Isabelle Aubry est l’auteure de La première fois j’avais 6 ans, paru en 2008. Elle y livre un témoignage édifiant sur l’arrivée insidieuse de l’inceste dans la famille. À l’occasion de la sortie de son dernier ouvrage, Comment j’ai surmonté l’inceste, MCE est allé à sa rencontre
Victime d’inceste de 6 à 16 ans, Isabelle Aubry trouve un jour le courage de parler et décide de lutter pour survivre. Elle fonde, en 2000, AIVI, L’Association Internationale des Victimes d’Inceste.
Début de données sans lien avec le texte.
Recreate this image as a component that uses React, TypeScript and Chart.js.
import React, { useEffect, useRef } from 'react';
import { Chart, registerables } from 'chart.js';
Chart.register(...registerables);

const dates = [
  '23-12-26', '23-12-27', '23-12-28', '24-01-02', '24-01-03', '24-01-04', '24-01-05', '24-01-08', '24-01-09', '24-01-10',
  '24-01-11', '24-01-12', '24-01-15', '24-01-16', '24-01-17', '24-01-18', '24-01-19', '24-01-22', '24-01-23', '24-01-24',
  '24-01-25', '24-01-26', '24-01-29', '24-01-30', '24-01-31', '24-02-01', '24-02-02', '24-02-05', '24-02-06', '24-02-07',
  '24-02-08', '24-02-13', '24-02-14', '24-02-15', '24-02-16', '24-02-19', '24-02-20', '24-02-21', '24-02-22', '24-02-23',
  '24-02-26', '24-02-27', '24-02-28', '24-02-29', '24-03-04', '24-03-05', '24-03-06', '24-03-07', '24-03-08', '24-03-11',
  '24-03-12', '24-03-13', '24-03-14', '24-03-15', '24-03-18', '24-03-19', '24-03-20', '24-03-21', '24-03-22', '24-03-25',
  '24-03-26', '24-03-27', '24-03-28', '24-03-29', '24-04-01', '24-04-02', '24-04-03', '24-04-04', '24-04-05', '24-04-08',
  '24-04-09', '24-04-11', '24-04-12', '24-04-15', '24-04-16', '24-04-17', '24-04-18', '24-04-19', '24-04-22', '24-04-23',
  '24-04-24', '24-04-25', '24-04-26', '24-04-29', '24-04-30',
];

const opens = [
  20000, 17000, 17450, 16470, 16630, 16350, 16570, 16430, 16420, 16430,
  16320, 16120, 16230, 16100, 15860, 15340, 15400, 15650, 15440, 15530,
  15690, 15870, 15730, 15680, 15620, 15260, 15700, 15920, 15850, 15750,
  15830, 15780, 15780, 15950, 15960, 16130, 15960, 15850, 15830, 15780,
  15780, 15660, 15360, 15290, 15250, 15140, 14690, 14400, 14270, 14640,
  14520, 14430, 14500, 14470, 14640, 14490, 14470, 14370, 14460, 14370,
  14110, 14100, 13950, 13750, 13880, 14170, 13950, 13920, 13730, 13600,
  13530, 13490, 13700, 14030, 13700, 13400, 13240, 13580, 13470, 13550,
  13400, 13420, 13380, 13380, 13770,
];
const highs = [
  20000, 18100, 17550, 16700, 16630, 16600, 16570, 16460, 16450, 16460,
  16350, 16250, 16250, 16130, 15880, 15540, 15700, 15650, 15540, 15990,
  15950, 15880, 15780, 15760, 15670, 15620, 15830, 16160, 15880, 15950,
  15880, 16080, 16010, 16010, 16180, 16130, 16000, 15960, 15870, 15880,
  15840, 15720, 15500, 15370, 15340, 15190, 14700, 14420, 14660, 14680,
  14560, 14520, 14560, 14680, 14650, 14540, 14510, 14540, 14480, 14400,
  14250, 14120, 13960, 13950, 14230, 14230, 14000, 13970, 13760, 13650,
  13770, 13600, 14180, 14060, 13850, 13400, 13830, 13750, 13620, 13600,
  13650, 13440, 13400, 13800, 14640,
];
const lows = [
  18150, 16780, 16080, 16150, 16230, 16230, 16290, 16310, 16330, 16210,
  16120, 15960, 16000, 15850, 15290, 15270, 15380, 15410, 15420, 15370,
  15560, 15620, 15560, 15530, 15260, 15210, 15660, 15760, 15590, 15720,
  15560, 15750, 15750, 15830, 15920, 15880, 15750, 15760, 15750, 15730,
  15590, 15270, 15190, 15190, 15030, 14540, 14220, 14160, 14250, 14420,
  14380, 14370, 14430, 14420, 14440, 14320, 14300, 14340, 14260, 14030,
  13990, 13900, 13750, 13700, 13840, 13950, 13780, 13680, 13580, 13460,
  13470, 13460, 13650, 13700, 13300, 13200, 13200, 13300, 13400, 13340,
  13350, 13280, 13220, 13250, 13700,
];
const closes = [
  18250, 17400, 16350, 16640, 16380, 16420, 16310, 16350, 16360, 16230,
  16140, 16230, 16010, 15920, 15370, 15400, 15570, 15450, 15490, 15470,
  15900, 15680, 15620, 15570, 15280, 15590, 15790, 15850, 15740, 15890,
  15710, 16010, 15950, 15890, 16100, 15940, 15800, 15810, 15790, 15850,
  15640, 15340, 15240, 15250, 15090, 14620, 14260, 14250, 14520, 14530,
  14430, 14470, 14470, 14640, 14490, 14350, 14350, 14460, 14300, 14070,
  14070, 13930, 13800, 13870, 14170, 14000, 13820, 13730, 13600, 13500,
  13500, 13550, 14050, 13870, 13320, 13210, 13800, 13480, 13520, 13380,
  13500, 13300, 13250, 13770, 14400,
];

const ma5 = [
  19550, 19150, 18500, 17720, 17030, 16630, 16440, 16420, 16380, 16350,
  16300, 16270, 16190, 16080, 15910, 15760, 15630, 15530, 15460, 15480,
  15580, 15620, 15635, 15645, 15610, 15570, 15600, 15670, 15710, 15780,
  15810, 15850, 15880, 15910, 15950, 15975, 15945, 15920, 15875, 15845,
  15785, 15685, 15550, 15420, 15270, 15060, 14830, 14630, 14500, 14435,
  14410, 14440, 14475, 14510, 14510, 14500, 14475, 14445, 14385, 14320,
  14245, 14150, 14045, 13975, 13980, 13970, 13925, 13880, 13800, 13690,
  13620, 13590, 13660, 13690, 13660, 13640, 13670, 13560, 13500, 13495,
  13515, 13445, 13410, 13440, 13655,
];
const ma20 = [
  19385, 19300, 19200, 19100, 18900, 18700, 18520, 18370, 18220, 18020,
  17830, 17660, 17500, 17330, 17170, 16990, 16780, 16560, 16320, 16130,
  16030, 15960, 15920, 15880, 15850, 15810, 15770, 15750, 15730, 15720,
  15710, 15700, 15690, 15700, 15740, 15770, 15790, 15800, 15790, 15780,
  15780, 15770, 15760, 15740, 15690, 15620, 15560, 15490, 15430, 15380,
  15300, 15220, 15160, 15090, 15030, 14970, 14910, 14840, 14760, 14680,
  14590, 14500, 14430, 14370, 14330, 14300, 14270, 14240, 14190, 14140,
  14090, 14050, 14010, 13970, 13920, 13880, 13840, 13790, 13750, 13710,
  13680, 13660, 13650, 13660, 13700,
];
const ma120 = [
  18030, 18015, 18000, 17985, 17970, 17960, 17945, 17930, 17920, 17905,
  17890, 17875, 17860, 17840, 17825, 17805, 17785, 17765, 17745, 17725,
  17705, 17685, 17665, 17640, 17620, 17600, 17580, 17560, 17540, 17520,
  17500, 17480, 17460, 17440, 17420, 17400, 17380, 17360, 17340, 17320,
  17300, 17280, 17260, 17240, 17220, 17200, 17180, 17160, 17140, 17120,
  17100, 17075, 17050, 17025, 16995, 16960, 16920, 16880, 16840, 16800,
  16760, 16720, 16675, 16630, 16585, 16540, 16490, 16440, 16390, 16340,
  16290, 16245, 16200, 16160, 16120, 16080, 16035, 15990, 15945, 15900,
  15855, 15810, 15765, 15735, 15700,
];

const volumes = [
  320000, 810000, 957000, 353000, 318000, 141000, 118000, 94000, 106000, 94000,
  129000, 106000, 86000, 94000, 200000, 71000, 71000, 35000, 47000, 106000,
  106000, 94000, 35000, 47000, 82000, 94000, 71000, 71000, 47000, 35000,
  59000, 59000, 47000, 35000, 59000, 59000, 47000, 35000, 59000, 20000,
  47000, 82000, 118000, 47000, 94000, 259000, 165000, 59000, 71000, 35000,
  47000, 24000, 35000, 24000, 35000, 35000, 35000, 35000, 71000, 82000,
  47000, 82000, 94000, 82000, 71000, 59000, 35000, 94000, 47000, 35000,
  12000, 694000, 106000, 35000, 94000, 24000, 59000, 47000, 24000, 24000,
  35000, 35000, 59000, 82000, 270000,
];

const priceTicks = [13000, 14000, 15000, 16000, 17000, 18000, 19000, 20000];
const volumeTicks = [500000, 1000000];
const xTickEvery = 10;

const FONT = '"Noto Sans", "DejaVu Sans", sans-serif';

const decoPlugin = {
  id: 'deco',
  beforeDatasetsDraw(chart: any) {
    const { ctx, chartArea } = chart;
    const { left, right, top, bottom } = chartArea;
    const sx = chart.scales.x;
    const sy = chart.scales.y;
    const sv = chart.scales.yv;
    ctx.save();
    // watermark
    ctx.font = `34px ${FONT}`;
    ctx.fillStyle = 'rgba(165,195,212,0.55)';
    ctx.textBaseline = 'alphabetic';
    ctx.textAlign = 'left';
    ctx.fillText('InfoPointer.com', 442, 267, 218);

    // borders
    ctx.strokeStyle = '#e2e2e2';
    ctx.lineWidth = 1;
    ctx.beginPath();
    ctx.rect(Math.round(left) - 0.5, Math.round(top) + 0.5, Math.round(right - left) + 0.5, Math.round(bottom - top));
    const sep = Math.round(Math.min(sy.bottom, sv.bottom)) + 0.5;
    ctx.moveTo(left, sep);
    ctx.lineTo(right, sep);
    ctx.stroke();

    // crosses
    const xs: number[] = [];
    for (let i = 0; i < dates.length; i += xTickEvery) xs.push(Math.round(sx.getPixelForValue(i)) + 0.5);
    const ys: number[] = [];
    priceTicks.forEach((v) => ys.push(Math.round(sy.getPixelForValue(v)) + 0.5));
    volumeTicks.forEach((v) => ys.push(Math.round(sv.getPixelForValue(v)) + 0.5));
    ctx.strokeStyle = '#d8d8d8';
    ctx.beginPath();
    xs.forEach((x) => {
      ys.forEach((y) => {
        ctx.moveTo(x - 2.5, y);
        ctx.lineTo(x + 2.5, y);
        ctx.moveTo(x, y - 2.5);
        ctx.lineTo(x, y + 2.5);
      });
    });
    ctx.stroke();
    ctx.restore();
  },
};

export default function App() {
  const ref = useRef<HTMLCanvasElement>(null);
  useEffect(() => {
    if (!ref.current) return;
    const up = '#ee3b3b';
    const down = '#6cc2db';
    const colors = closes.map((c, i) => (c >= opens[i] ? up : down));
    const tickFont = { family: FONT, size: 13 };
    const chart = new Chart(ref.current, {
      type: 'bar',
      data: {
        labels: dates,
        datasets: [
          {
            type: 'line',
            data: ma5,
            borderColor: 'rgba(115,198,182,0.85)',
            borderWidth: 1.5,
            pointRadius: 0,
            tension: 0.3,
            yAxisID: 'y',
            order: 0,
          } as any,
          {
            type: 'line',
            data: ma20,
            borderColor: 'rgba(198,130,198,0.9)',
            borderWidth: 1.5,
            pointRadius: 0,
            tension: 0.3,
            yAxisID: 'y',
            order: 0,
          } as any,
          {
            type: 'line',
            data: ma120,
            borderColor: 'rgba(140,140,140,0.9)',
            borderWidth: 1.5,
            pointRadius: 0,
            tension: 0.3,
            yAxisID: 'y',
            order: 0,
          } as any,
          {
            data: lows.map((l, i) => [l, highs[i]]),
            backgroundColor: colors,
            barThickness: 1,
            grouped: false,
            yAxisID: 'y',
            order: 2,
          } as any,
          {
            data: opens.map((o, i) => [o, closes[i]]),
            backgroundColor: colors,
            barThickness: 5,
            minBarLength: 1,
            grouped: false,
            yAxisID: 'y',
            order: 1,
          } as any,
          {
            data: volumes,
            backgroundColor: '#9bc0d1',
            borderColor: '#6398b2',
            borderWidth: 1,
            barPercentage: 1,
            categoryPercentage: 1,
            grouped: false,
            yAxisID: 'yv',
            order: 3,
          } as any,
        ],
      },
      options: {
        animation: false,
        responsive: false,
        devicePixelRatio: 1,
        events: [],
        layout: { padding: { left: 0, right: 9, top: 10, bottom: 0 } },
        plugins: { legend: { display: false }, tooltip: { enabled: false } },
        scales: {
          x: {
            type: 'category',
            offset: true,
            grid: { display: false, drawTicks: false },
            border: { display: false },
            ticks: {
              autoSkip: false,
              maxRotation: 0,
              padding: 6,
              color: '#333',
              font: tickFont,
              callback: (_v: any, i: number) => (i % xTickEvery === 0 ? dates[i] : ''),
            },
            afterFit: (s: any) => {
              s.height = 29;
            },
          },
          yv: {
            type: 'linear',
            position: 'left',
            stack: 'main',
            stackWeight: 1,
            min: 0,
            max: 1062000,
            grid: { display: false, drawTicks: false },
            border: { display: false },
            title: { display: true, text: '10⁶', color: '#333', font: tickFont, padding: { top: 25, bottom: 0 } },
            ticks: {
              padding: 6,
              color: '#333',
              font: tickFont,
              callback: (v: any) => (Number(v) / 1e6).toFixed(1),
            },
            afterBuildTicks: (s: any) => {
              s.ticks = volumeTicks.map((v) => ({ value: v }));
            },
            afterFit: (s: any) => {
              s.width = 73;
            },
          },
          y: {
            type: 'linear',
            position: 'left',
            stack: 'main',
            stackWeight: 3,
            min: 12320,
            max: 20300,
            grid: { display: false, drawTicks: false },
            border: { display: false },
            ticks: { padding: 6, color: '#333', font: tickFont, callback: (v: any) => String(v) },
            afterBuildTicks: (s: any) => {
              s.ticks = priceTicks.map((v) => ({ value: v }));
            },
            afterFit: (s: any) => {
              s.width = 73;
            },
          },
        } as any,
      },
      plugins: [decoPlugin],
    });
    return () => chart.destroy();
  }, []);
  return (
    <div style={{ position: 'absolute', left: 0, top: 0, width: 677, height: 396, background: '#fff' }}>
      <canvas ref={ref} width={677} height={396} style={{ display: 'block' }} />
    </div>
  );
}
Isabelle, comment l’inceste est-il entré dans votre vie ?
Comme beaucoup de prédateurs, mon père a utilisé le jeu pour m’agresser, en me demandant de jouer avec son sexe dans le bain quand j’avais 6 ans. Le jour où ma mère le quitte, j’ai 12 ans, et il a le champ libre pour passer au viol. Puis il m’emmène dans des soirées échangistes pour me prostituer. Je ne peux pas lui dire non, car il est violent, il a des armes blanches et il me menace. À 16 ans, j’essaie d’en parler à une copine de classe qui ne mesure pas du tout ce que je lui dis. C’est seulement ma voisine qui s’apercevra de mon état et me questionnera.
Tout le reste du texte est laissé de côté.